Les Haïtiens au centre de l'histoire sont eux-mêmes, en d'autres termes, parfaitement ordinaires. La panique raciste qui les entoure témoigne cependant du rôle particulier d'Haïti dans l'histoire moderne. Dans un sens réel, les Haïtiens qui ont renversé l'esclavage ont été le premier prolétariat moderne : ils venaient de nombreuses nations, parlaient de nombreuses langues et suivaient de nombreuses traditions culturelles et religieuses ; pourtant, ils se sont soudés pour vaincre les empires les plus puissants du monde. À cet égard, leur révolution a représenté la capacité des personnes asservies de transcender les différences qui leur étaient imposées, et donc la menace et la promesse de l'unité de la classe ouvrière. Depuis lors, les États les plus riches ont puni la nation insulaire pour ce crime unique et, au XIXe siècle, la peur de la révolution haïtienne était une force puissante dans tout l'hémisphère occidental.

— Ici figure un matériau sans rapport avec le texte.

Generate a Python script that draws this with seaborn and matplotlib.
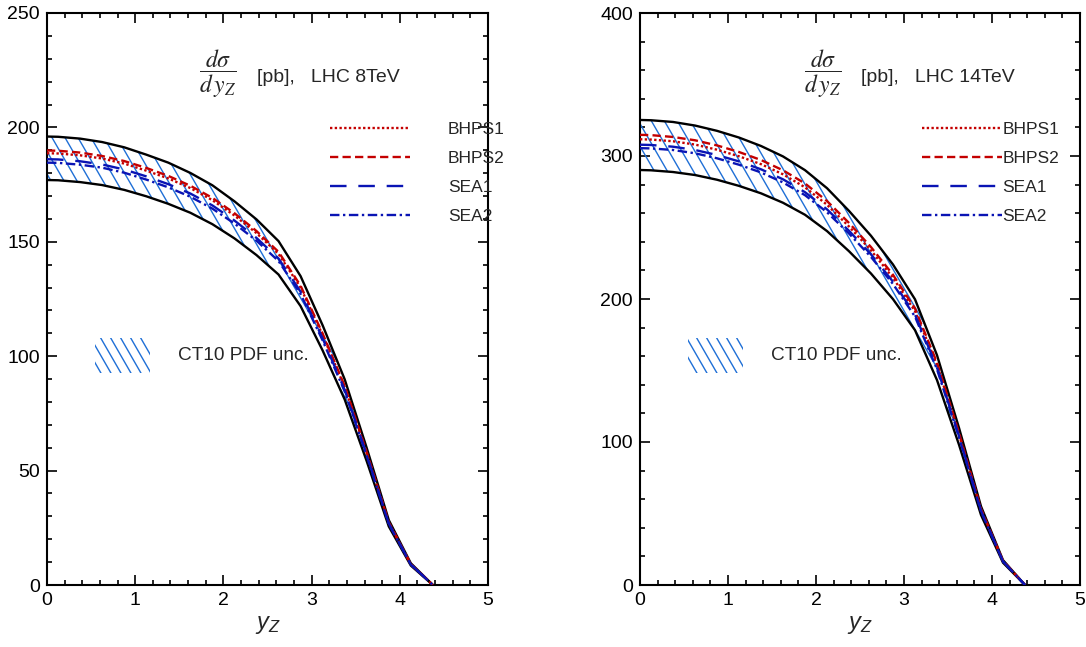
import numpy as np
import pandas as pd
import matplotlib
matplotlib.use("Agg")
import matplotlib.pyplot as plt
import seaborn as sns
from matplotlib.collections import LineCollection
from matplotlib.patches import Rectangle
from matplotlib.lines import Line2D
from matplotlib.ticker import MultipleLocator

# ---------------- data ----------------
y_z = [0, 0.125, 0.375, 0.625, 0.875, 1.125, 1.375, 1.625, 1.875, 2.125,
       2.375, 2.625, 2.875, 3.125, 3.375, 3.625, 3.875, 4.125, 4.375]

# LHC 8 TeV
ct10_up_8 = [196.0, 195.9, 195.1, 193.6, 191.3, 188.1, 184.6, 180.1, 174.7, 167.7,
             159.8, 150.3, 135.0, 113.5, 89.9, 59.9, 28.4, 9.5, 0]
ct10_lo_8 = [177.0, 176.9, 176.1, 174.8, 172.7, 169.9, 166.6, 162.7, 157.7, 151.5,
             144.2, 135.7, 121.9, 102.5, 81.1, 54.1, 25.6, 8.5, 0]
bhps1_8 = [188.7, 188.6, 187.8, 186.4, 184.2, 181.1, 177.7, 173.5, 168.2, 161.5,
           153.8, 144.7, 130.0, 109.3, 86.5, 57.7, 27.3, 9.1, 0]
bhps2_8 = [189.9, 189.8, 189.0, 187.5, 185.3, 182.3, 178.8, 174.5, 169.2, 162.5,
           154.7, 145.6, 130.8, 109.9, 87.0, 58.0, 27.4, 9.1, 0]
sea1_8 = [186.1, 186.0, 185.2, 183.8, 181.6, 178.6, 175.2, 171.1, 165.9, 159.3,
          151.7, 142.7, 128.2, 107.8, 85.3, 56.9, 26.9, 9.0, 0]
sea2_8 = [184.6, 184.5, 183.7, 182.4, 180.2, 177.2, 173.8, 169.7, 164.5, 158.0,
          150.5, 141.6, 127.2, 106.9, 84.6, 56.4, 26.7, 8.9, 0]

# LHC 14 TeV
ct10_up_14 = [325.2, 325.0, 323.8, 321.3, 317.6, 312.9, 307.0, 299.7, 290.1, 277.5,
              261.6, 244.2, 224.1, 199.8, 160.7, 109.9, 55.0, 17.4, 0]
ct10_lo_14 = [290.2, 290.0, 288.8, 286.7, 283.4, 279.1, 273.9, 267.3, 258.9, 247.5,
              233.4, 217.8, 199.9, 178.2, 143.3, 98.1, 49.0, 15.6, 0]
bhps1_14 = [311.7, 311.5, 310.3, 308.0, 304.4, 299.8, 294.3, 287.2, 278.1, 265.9,
            250.7, 234.0, 214.8, 191.5, 154.0, 105.4, 52.7, 16.7, 0]
bhps2_14 = [314.8, 314.6, 313.3, 311.0, 307.4, 302.8, 297.2, 290.0, 280.8, 268.5,
            253.2, 236.3, 216.9, 193.3, 155.5, 106.4, 53.2, 16.9, 0]
sea1_14 = [307.9, 307.7, 306.5, 304.2, 300.7, 296.2, 290.7, 283.7, 274.7, 262.7,
           247.7, 231.2, 212.1, 189.1, 152.1, 104.1, 52.0, 16.5, 0]
sea2_14 = [305.5, 305.3, 304.2, 301.9, 298.4, 293.9, 288.5, 281.5, 272.6, 260.7,
           245.8, 229.4, 210.5, 187.7, 150.9, 103.3, 51.6, 16.4, 0]

series_names = ["BHPS1", "BHPS2", "SEA1", "SEA2"]
energies = ["LHC 8TeV", "LHC 14TeV"]
band_label = "CT10 PDF unc."

# ---------------- style ----------------
sns.set_style("ticks")
plt.rcParams["font.family"] = ["Liberation Sans", "DejaVu Sans"]
plt.rcParams["mathtext.fontset"] = "custom"
plt.rcParams["mathtext.rm"] = "Liberation Sans"
plt.rcParams["mathtext.it"] = "Liberation Sans:italic"
plt.rcParams["axes.edgecolor"] = "black"

RED = "#c40000"
BLUE = "#0a14b4"
HATCH = "#1f6fd6"
styles = {
    "BHPS1": dict(color=RED, linestyle=(0, (1.0, 1.0))),
    "BHPS2": dict(color=RED, linestyle=(0, (3.5, 1.8))),
    "SEA1": dict(color=BLUE, linestyle=(0, (7.0, 5.0))),
    "SEA2": dict(color=BLUE, linestyle=(0, (4.0, 1.5, 1.0, 1.5))),
}

FIG_W, FIG_H = 1086, 647
fig = plt.figure(figsize=(FIG_W / 100, FIG_H / 100), dpi=100)
axes_pos = [[47 / FIG_W, 62 / FIG_H, 441 / FIG_W, 572 / FIG_H],
            [640 / FIG_W, 62 / FIG_H, 440 / FIG_W, 572 / FIG_H]]


def hatch_lines(ax, pos, spacing_px, angle_deg, clip_path, clip_transform):
    W = pos[2] * FIG_W
    H = pos[3] * FIG_H
    a = np.deg2rad(angle_deg)
    step = spacing_px / W
    shift = 1.6 * H * np.cos(a) / (np.sin(a) * W)
    segs = [[(x0, 1.3), (x0 + shift, -0.3)] for x0 in np.arange(-3, 2, step)]
    lc = LineCollection(segs, colors=HATCH, linewidths=1.0,
                        transform=ax.transAxes, zorder=2)
    ax.add_collection(lc)
    lc.set_clip_path(clip_path, clip_transform)


def panel(ax, pos, up, lo, lines, ymax, ymaj, ymin, energy, frac_x,
          leg_x, text_pad):
    # band (invisible fill used as hatch clip region)
    poly = ax.fill_between(y_z, lo, up, facecolor="none", edgecolor="none")
    sns.lineplot(x=y_z, y=up, ax=ax, color="black", lw=1.7, estimator=None,
                 sort=False, zorder=4)
    sns.lineplot(x=y_z, y=lo, ax=ax, color="black", lw=1.7, estimator=None,
                 sort=False, zorder=4)
    handles = []
    for name, vals in zip(series_names, lines):
        st = styles[name]
        sns.lineplot(x=y_z, y=vals, ax=ax, color=st["color"],
                     linestyle=st["linestyle"], lw=1.7, estimator=None,
                     sort=False, zorder=5)
        handles.append(Line2D([], [], color=st["color"],
                              linestyle=st["linestyle"], lw=1.7, label=name))
    ax.set_xlim(0, 5)
    ax.set_ylim(0, ymax)
    hatch_lines(ax, pos, 13, 60, poly.get_paths()[0], ax.transData)

    # hatch swatch + label
    rect = Rectangle((0.109, 0.371), 0.125, 0.061, transform=ax.transAxes,
                     facecolor="none", edgecolor="none")
    ax.add_patch(rect)
    hatch_lines(ax, pos, 10, 60, rect.get_path(), rect.get_transform())
    ax.text(0.297, 0.401, band_label, transform=ax.transAxes, fontsize=13.7,
            va="center", ha="left")

    # header
    ax.text(frac_x, 0.893, r"$\dfrac{d\sigma}{d\,y_Z}$",
            transform=ax.transAxes, fontsize=17, va="center", ha="left",
            math_fontfamily="stix")
    ax.text(frac_x + 0.131, 0.888, "[pb],   " + energy,
            transform=ax.transAxes, fontsize=14, va="center", ha="left")

    ax.legend(handles=handles, loc="upper left",
              bbox_to_anchor=(leg_x, 0.819), frameon=False, fontsize=12.5,
              handlelength=4.6, handletextpad=text_pad, labelspacing=0.8,
              borderaxespad=0, borderpad=0.3)

    ax.xaxis.set_major_locator(MultipleLocator(1))
    ax.xaxis.set_minor_locator(MultipleLocator(0.2))
    ax.yaxis.set_major_locator(MultipleLocator(ymaj))
    ax.yaxis.set_minor_locator(MultipleLocator(ymin))
    ax.tick_params(which="both", direction="in", top=True, right=True,
                   width=1.2, colors="black", labelsize=14)
    ax.tick_params(which="major", length=7, pad=5)
    ax.tick_params(which="minor", length=3.5)
    for sp in ax.spines.values():
        sp.set_linewidth(1.5)
        sp.set_color("black")
    ax.set_xlabel(r"$y_Z$", fontsize=17, labelpad=4)
    ax.set_ylabel("")


axL = fig.add_axes(axes_pos[0])
axR = fig.add_axes(axes_pos[1])
panel(axL, axes_pos[0], ct10_up_8, ct10_lo_8,
      [bhps1_8, bhps2_8, sea1_8, sea2_8], 250, 50, 10, energies[0], 0.345,
      0.63, 2.2)
panel(axR, axes_pos[1], ct10_up_14, ct10_lo_14,
      [bhps1_14, bhps2_14, sea1_14, sea2_14], 400, 100, 20, energies[1], 0.372,
      0.63, 0.0)

fig.savefig("out.png", dpi=100)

Peut-être les années 1790 sont-elles trop lointaines pour que cela ait de l'importance, mais je ne pense pas que ce soit le cas. L'image d'Haïti comme un pays à part, peuplé de brutes bestiales et superstitieuses, a beaucoup circulé ces dernières semaines, et elle doit certainement quelque chose à cette histoire. Les invocations du vaudou, du « génocide blanc » et du faible QI forment un lien indéniable entre la réaction de panique face à la révolution du XVIIIe siècle et la politique de suprématie blanche d'aujourd'hui. La mémoire de la révolution, d'ailleurs, pourrait également être facilement accessible aux travailleurs haïtiens eux-mêmes, qui sont souvent des syndicalistes engagés là où ils sont concentrés dans les secteurs de l'hôtellerie et des soins de santé dans le nord-est et en Floride. C'est peut-être pour cette raison que SEIU [Syndicat international des employé·es de services, 2 millions de membres, NdT] et UNITE HERE [syndicat de l’ 'hôtellerie, la restauration, la confection-textile, la blanchisserie, la livraison et les jeux, 440 000 membres, NdT] ont fait preuve d'une certain franc-parler à l'égard des événements de Springfield.

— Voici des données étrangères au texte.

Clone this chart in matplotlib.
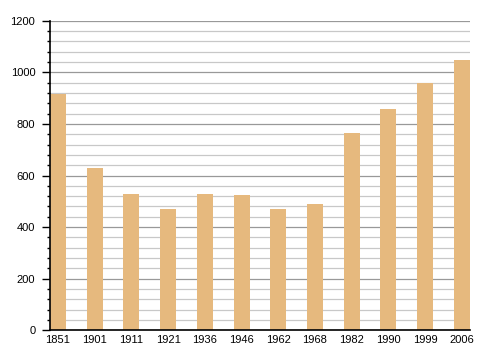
import matplotlib
matplotlib.use("Agg")
import matplotlib.pyplot as plt
from matplotlib.ticker import MultipleLocator

years = ["1851", "1901", "1911", "1921", "1936", "1946",
         "1962", "1968", "1982", "1990", "1999", "2006"]
population = [915, 630, 530, 469, 527, 523, 469, 488, 766, 858, 958, 1047]

plt.rcParams['font.family'] = ['Liberation Sans', 'DejaVu Sans']

fig = plt.figure(figsize=(4.8, 3.6), dpi=100)
ax = fig.add_axes([0.104, 0.082, 0.875, 0.861])

x = range(len(years))
ax.bar(x, population, width=0.436, color='#e6b97e', zorder=3)

ax.set_xlim(-0.218, len(years) - 1 + 0.218)
ax.set_ylim(0, 1200)
ax.set_xticks(list(x))
ax.set_xticklabels(years)

ax.yaxis.set_major_locator(MultipleLocator(200))
ax.yaxis.set_minor_locator(MultipleLocator(40))
ax.grid(which='major', axis='y', color='#999999', linewidth=0.9, zorder=0)
ax.grid(which='minor', axis='y', color='#c8c8c8', linewidth=0.9, zorder=0)

for side in ['top', 'right']:
    ax.spines[side].set_visible(False)
ax.spines['left'].set_linewidth(1.2)
ax.spines['bottom'].set_linewidth(1.2)
ax.spines['left'].set_zorder(4)
ax.spines['bottom'].set_zorder(4)

ax.tick_params(axis='y', which='major', length=5.5, width=1, pad=5, labelsize=8)
ax.tick_params(axis='y', which='minor', length=2.5, width=1)
ax.tick_params(axis='x', length=0, pad=3, labelsize=8)

fig.savefig("out.png", dpi=100)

Dans mon expérience du mouvement syndical, j'ai rarement vu des travailleurs ou des organisateurs faire le genre de discours que l'on peut voir dans un film sur une grève ; l'organisation se fait dans la conversation, pas dans les discours. Une fois, cependant, j'ai aidé des travailleurs de l'hôtellerie à s'organiser dans le Connecticut : le personnel d'entretien était entièrement haïtien. Avant d'aller démarcher leurs collègues, le comité d'organisation s'est réuni pour un petit rassemblement. Un organisateur est monté sur une table de pique-nique et s'est adressé au groupe en créole. Je n'ai rien compris, à l'exception d'une phrase prononcée au moment le plus émouvant du discours : « Toussaint Louverture ».